Most platforms don’t have a concept of “install name” distinct from the library name; the value was originally the full path to the deployment location of the library, which was revised to support meta-paths (like `@rpath/LibraryName`) in Mac OS X 10.4 and 10.5 and is what the runtime dynamic loader (dyld) uses to match a library at load time. So an application’s executable can have a set of self-relative run path search paths, which is how it can load libraries from its Frameworks and Libraries directories.

dagmx 2 days ago | parent [-]

Ah fair enough. But generally an rpath is pretty good to go out of the box.

The primary binary encodes relative to the executable path and any dylib that loads from it should be able to (by default) load relative to that

eschaton 2 days ago | parent [-]

Depends on whether you’re building with Xcode; when I worked on it, I ensured that the templates included with Xcode would have the right setup to declare appropriate run path search paths for applications, and appropriate install names for frameworks and (shared) libraries.
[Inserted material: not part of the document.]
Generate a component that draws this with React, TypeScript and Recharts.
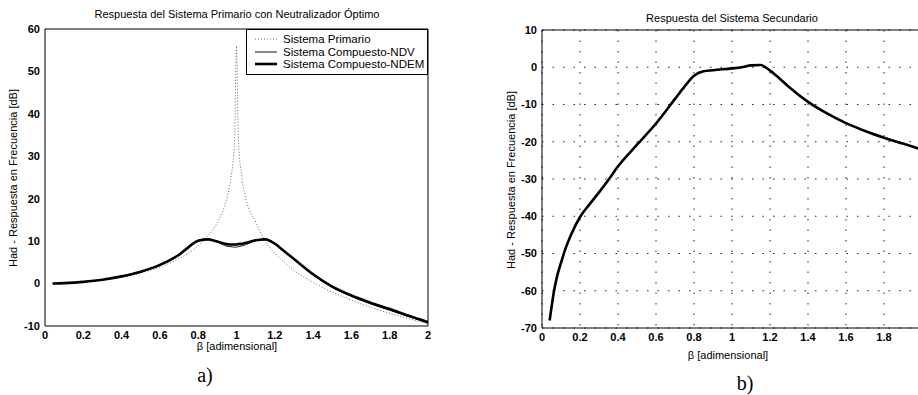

However when building with just command line tools and not passing all the same arguments an Xcode project and target causes to be passed, you have to do extra work to ensure the right run path search paths get into built executables and the right install names get into built libraries and frameworks.

That latter is to ensure that if you don’t pass those extra arguments, executables and shared libraries are built for Darwin-based platforms as much as reasonably possible like they are on other UNIX-like platforms.